The cat problem is a substantially more difficult case than the bird. The cat doesn't seem to understand that, when he poops in the bathtub, I know he did it, and furthermore, I will find out about it. He always seems so surprised when I discover the poop in the tub, as though I have some mystical, mind-reading skill that allows me to see his secret shame.

It's extraordinarily difficult to train the creature to understand that love is a good thing. Because if I pick him up and force him to let me love him, well, that's not so happy for anyone. As much as I like ice cream, if someone were to hold me down and force-feed me ice cream, I would hate every minute of it and would probably end up hating ice cream by the end of the experience. So, I need to find gentler, more subtle ways of showing the cat that it is okay to be loved. Again, not as easy as changing the environment. Unlike the bird, the cat is not confined to a cage, and I can't afford all new furniture.

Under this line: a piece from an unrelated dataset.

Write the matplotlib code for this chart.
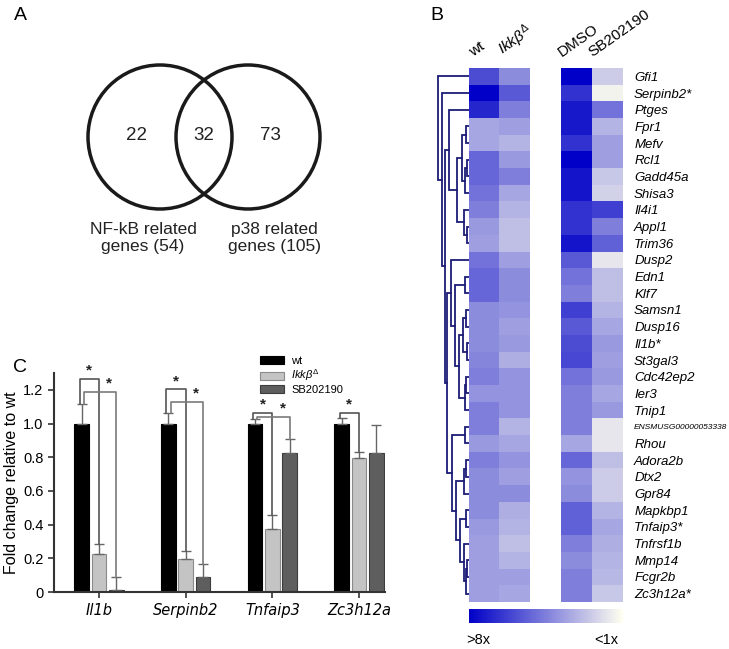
import numpy as np
import matplotlib
matplotlib.use('Agg')
import matplotlib.pyplot as plt
from matplotlib.patches import Circle, Patch
from matplotlib.colors import LinearSegmentedColormap, Normalize
from matplotlib.cm import ScalarMappable

plt.rcParams['font.family'] = ['Liberation Sans', 'DejaVu Sans']
plt.rcParams['mathtext.fontset'] = 'custom'
plt.rcParams['mathtext.it'] = 'Liberation Sans:italic'
plt.rcParams['mathtext.rm'] = 'Liberation Sans'

# ---- panel A data
venn_counts = [22, 32, 73]
venn_labels = ['NF-kB related\ngenes (54)', 'p38 related\ngenes (105)']

# ---- panel B data (intensity 0 = <1x, 1 = >8x)
genes = ['Gfi1', 'Serpinb2*', 'Ptges', 'Fpr1', 'Mefv', 'Rcl1', 'Gadd45a', 'Shisa3',
         'Il4i1', 'Appl1', 'Trim36', 'Dusp2', 'Edn1', 'Klf7', 'Samsn1', 'Dusp16',
         'Il1b*', 'St3gal3', 'Cdc42ep2', 'Ier3', 'Tnip1', 'ENSMUSG00000053338',
         'Rhou', 'Adora2b', 'Dtx2', 'Gpr84', 'Mapkbp1', 'Tnfaip3*', 'Tnfrsf1b',
         'Mmp14', 'Fcgr2b', 'Zc3h12a*']
wt_int = [0.70, 1.00, 0.85, 0.35, 0.35, 0.60, 0.60, 0.55, 0.50, 0.40, 0.38, 0.55,
          0.60, 0.60, 0.45, 0.45, 0.45, 0.48, 0.50, 0.42, 0.50, 0.50, 0.40, 0.50,
          0.45, 0.45, 0.45, 0.40, 0.38, 0.38, 0.38, 0.38]
ikk_int = [0.45, 0.65, 0.50, 0.38, 0.30, 0.40, 0.50, 0.35, 0.30, 0.25, 0.25, 0.38,
           0.45, 0.45, 0.42, 0.38, 0.40, 0.32, 0.42, 0.42, 0.42, 0.30, 0.35, 0.42,
           0.38, 0.45, 0.32, 0.30, 0.25, 0.30, 0.38, 0.35]
dmso_int = [1.00, 0.80, 0.90, 0.90, 0.80, 1.00, 0.92, 0.92, 0.80, 0.80, 0.92, 0.65,
            0.55, 0.50, 0.75, 0.65, 0.70, 0.72, 0.55, 0.50, 0.50, 0.50, 0.35, 0.60,
            0.42, 0.45, 0.62, 0.62, 0.50, 0.45, 0.50, 0.50]
sb_int = [0.20, 0.05, 0.55, 0.30, 0.38, 0.38, 0.22, 0.18, 0.75, 0.50, 0.62, 0.10,
          0.25, 0.25, 0.30, 0.35, 0.40, 0.38, 0.40, 0.35, 0.40, 0.10, 0.10, 0.25,
          0.20, 0.20, 0.30, 0.35, 0.32, 0.30, 0.28, 0.22]
hm_cols1 = ['wt', r'$\mathit{Ikk}\beta^{\Delta}$']
hm_cols2 = ['DMSO', 'SB202190']

# dendrogram merges: (child a, child b, height); new clusters get ids 32, 33, ...
merges = [(3, 4, 3), (5, 6, 2), (33, 7, 4), (32, 34, 7), (9, 10, 2), (8, 36, 5),
          (35, 37, 12), (2, 38, 20),
          (12, 13, 4), (14, 15, 3), (16, 17, 2), (41, 42, 6), (18, 19, 3), (44, 20, 4),
          (43, 45, 10), (40, 46, 14), (11, 47, 18),
          (21, 22, 4), (23, 24, 3), (50, 25, 5), (26, 27, 3), (29, 30, 2), (53, 31, 3),
          (28, 54, 5), (52, 55, 9), (51, 56, 13), (49, 57, 17),
          (48, 58, 22), (39, 59, 24), (1, 60, 27), (0, 61, 31)]

# ---- panel C data
qpcr_genes = ['Il1b', 'Serpinb2', 'Tnfaip3', 'Zc3h12a']
wt_vals = [1.0, 1.0, 1.0, 1.0]
wt_err = [0.115, 0.062, 0.026, 0.032]
ikk_vals = [0.224, 0.194, 0.372, 0.798]
ikk_err = [0.06, 0.048, 0.088, 0.032]
sb_vals = [0.012, 0.087, 0.824, 0.828]
sb_err = [0.078, 0.078, 0.083, 0.162]
# (gene index, compared series: 1 = Ikkb, 2 = SB202190, bracket top)
sig_brackets = [(0, 1, 1.266), (0, 2, 1.19), (1, 1, 1.204), (1, 2, 1.13),
                (2, 1, 1.064), (2, 2, 1.04), (3, 1, 1.064)]

W, H = 729, 649
fig = plt.figure(figsize=(W / 100, H / 100), dpi=100)


def px_axes(x0, y0, x1, y1):
    return fig.add_axes([x0 / W, 1 - y1 / H, (x1 - x0) / W, (y1 - y0) / H])


# panel letters
fig.text(20 / W, 1 - 16 / H, 'A', fontsize=14, ha='center', va='center')
fig.text(437 / W, 1 - 16 / H, 'B', fontsize=14, ha='center', va='center')
fig.text(20 / W, 1 - 368 / H, 'C', fontsize=14, ha='center', va='center')

# ---------------- A: Venn
ax = px_axes(0, 0, 420, 300)
ax.set_xlim(0, 420)
ax.set_ylim(300, 0)
ax.axis('off')
ax.add_patch(Circle((160, 137), 72, fill=False, lw=2.5, ec='#1a1a1a'))
ax.add_patch(Circle((248, 137), 72, fill=False, lw=2.5, ec='#1a1a1a'))
for xc, n in zip([136, 204, 270], venn_counts):
    ax.text(xc, 136, str(n), fontsize=13.5, ha='center', va='center', color='#222222')
for xc, lab in zip([143, 274], venn_labels):
    ax.text(xc, 238, lab, fontsize=12.5, ha='center', va='center', linespacing=1.15,
            color='#222222')

# ---------------- B: heatmap
cmap = LinearSegmentedColormap.from_list('wb', ['#fffff0', '#0000c8'])
mat = np.array([wt_int, ikk_int, dmso_int, sb_int]).T

axd = px_axes(433, 68, 469, 602)
pos = {i: float(i) for i in range(len(genes))}
hgt = {i: 0.0 for i in range(len(genes))}
for k, (a, b, h) in enumerate(merges):
    axd.plot([hgt[a], h, h, hgt[b]], [pos[a], pos[a], pos[b], pos[b]],
             color='#1c1c78', lw=1.3, solid_joinstyle='miter')
    pos[len(genes) + k] = (pos[a] + pos[b]) / 2
    hgt[len(genes) + k] = h
axd.set_xlim(36, 0)
axd.set_ylim(len(genes) - 0.5, -0.5)
axd.axis('off')

ax1 = px_axes(469, 68, 530, 602)
ax1.imshow(mat[:, :2], cmap=cmap, vmin=0, vmax=1, aspect='auto', interpolation='nearest')
ax1.axis('off')
for j, lab in enumerate(hm_cols1):
    ax1.text(j - 0.3, -1.0, lab, rotation=35, rotation_mode='anchor', ha='left',
             va='bottom', fontsize=11, clip_on=False)

ax2 = px_axes(561, 68, 623, 602)
ax2.imshow(mat[:, 2:], cmap=cmap, vmin=0, vmax=1, aspect='auto', interpolation='nearest')
for j, lab in enumerate(hm_cols2):
    ax2.text(j - 0.42, -1.0, lab, rotation=35, rotation_mode='anchor', ha='left',
             va='bottom', fontsize=11, clip_on=False)
ax2.set_xticks([])
ax2.yaxis.tick_right()
ax2.set_yticks(range(len(genes)))
ax2.set_yticklabels(genes, fontstyle='italic', fontsize=9.5)
ax2.tick_params(axis='y', length=0, pad=8)
for lbl in ax2.get_yticklabels():
    if lbl.get_text().startswith('ENSMUSG'):
        lbl.set_fontsize(6.0)
for s in ax2.spines.values():
    s.set_visible(False)

cax = px_axes(469, 609, 623, 623)
cb = fig.colorbar(ScalarMappable(Normalize(0, 1), cmap), cax=cax, orientation='horizontal')
cax.invert_xaxis()
cb.set_ticks([])
cb.outline.set_visible(False)
fig.text(478 / W, 1 - 640 / H, '>8x', fontsize=10.5, ha='center', va='center')
fig.text(606 / W, 1 - 640 / H, '<1x', fontsize=10.5, ha='center', va='center')

# ---------------- C: bars
axc = px_axes(54, 373, 385, 592)
x = np.arange(len(qpcr_genes))
offs = [-0.2, 0.0, 0.2]
bw = 0.17
series = [(wt_vals, wt_err, 'black', 'black', 'wt'),
          (ikk_vals, ikk_err, '#c4c4c4', '#8a8a8a', r'$\mathit{Ikk}\beta^{\Delta}$'),
          (sb_vals, sb_err, '#5e5e5e', '#3c3c3c', 'SB202190')]
handles = []
for off, (v, e, fc, ec, lab) in zip(offs, series):
    axc.bar(x + off, v, bw, color=fc, edgecolor=ec, lw=0.8,
            yerr=[np.zeros(len(e)), e],
            error_kw=dict(ecolor='#666666', elinewidth=1, capsize=3.5, capthick=1))
    handles.append(Patch(facecolor=fc, edgecolor=ec, lw=0.8))

tops = [np.array(wt_vals) + wt_err, np.array(ikk_vals) + ikk_err,
        np.array(sb_vals) + sb_err]
for g, t, top in sig_brackets:
    xl = g + offs[0] + (-0.025 if t == 1 else 0.025)
    xr = g + offs[t]
    col = '#555555' if t == 1 else '#7a7a7a'
    axc.plot([xl, xl, xr, xr], [tops[0][g], top, top, tops[t][g]], color=col, lw=1.2)
    xs = (xl + xr) / 2 if t == 1 else (g + offs[1] + xr) / 2 + 0.02
    axc.text(xs, top + 0.005, '*', ha='center', va='bottom', fontsize=11,
             fontweight='bold', color='#222222')

axc.set_xlim(-0.52, 3.3)
axc.set_ylim(0, 1.3)
axc.set_yticks([0, 0.2, 0.4, 0.6, 0.8, 1.0, 1.2])
axc.set_yticklabels(['0', '0.2', '0.4', '0.6', '0.8', '1.0', '1.2'])
axc.set_xticks(x)
axc.set_xticklabels(qpcr_genes, fontstyle='italic', family='DejaVu Sans', fontsize=10.5)
axc.tick_params(axis='y', labelsize=10.5, width=1.2, length=4, color='#333333')
axc.tick_params(axis='x', width=1.2, length=4, color='#333333', pad=4)
for s in ['top', 'right']:
    axc.spines[s].set_visible(False)
for s in ['left', 'bottom']:
    axc.spines[s].set_linewidth(1.5)
    axc.spines[s].set_color('#333333')
axc.set_ylabel('Fold change relative to wt', fontsize=11.5)
axc.yaxis.set_label_coords(-0.105, 0.5)

fig.legend(handles, ['wt', r'$\mathit{Ikk}\beta^{\Delta}$', 'SB202190'], loc='upper left',
           bbox_to_anchor=(260 / W, 1 - 356 / H), frameon=False, fontsize=8,
           handlelength=2.2, handleheight=0.75, labelspacing=0.15, borderaxespad=0,
           borderpad=0, handletextpad=0.6)

fig.savefig('out.png', dpi=100)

For now, baby steps. The bird is surrounded by lots of shiny new things and seems to be doing much better, at least until he grows accustomed to those new things and becomes depressed and perverse again. The cat has a new food, which is supposed to be much better for him (and may very well make him less crazy, or at least in a better mood, right? Eating vegetables ultimately makes humans feel better than eating pizza, even if the pizza is tastier). And I give him love and avoid ever punishing him in any way or raising my voice or turning up the radio or television or walking too loud or laughing or coughing or crying or moving unnecessarily or showing any kind of emotion except I AM A STOIC ROBOT AND I LOVE TO PET YOU, BUT ONLY WHEN YOU WANT TO BE PETTED. Maybe one day he will love me back.

Comment from Zee: My stepmom had a cockatiel who liked to masturbate during our dinner. When she first moved in with her bird, we always thought he just liked to move his rope with the bell on the end. Then she explained to us what he was really doing. So every time we'd hear the tinkle of the little bell, my brother and I would look at each other and start laughing.